Complete step by step answer:
According to the question the given quantities are
$R = 6.37 \times {10^3}km$ Where $R$ is the radius
$\theta = {45^o}$ $\theta $ is the angle with the horizontal axis of earth or with equator
Now to calculate angular frequency,
In one day we have 24 hours that is $24 \times 60 \times 60$ seconds
Now $w = \dfrac{{2\pi }}{T}$ where T is the time period which is total seconds in a day and $\omega $ is the angular frequency mentioned also.
Hence $w = \dfrac{{2\pi }}{{24 \times 3600}} = 7.2 \times {10^{ - 5}}rad\,{s^{ - 1}}$
Now let us recall the that we have discussed earlier
 $\Delta g = - R{\omega ^2}{\cos ^2}\theta $
Putting the values given,
$\Delta g = - (6.37 \times {10^6}){(7.2 \times {10^{ - 5}})^2}{\cos ^2}45$
On simplifying further, we get,
$\Delta g = 1.65 \times {10^{ - 2}}$
Which is the required answer, therefore the correct option is B) $ - 0.0168m/{s^2}$

Note: We also have different regarding depth and altitude
For depth $g' = g\left( {1 - \dfrac{d}{R}} \right)$ where d is the depth. The formula
For altitude $g' = g\left( {1 - \dfrac{{2h}}{R}} \right)$ where h is the altitude.
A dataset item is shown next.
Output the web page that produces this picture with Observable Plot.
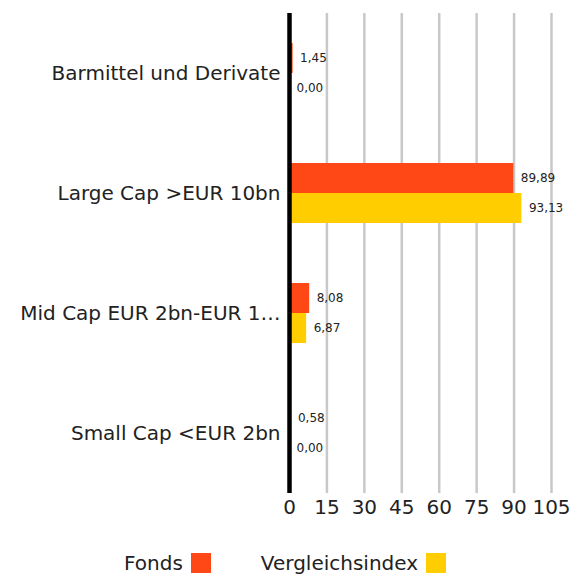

For both the equations above R and G are constant. Both the above formula comes from a assumption or a proof in Binomial theorem in Mathematics which say
For ${(1 + x)^n}$ if, ${x^2}$ and the further terms are very small then, this expression can be assumed as $1 + nx$. Now in both the equations above whether of altitude or of depth $\dfrac{d}{R}$ and $\dfrac{{2h}}{R}$ have squares, cubes and further powers are very small hence, can be neglected.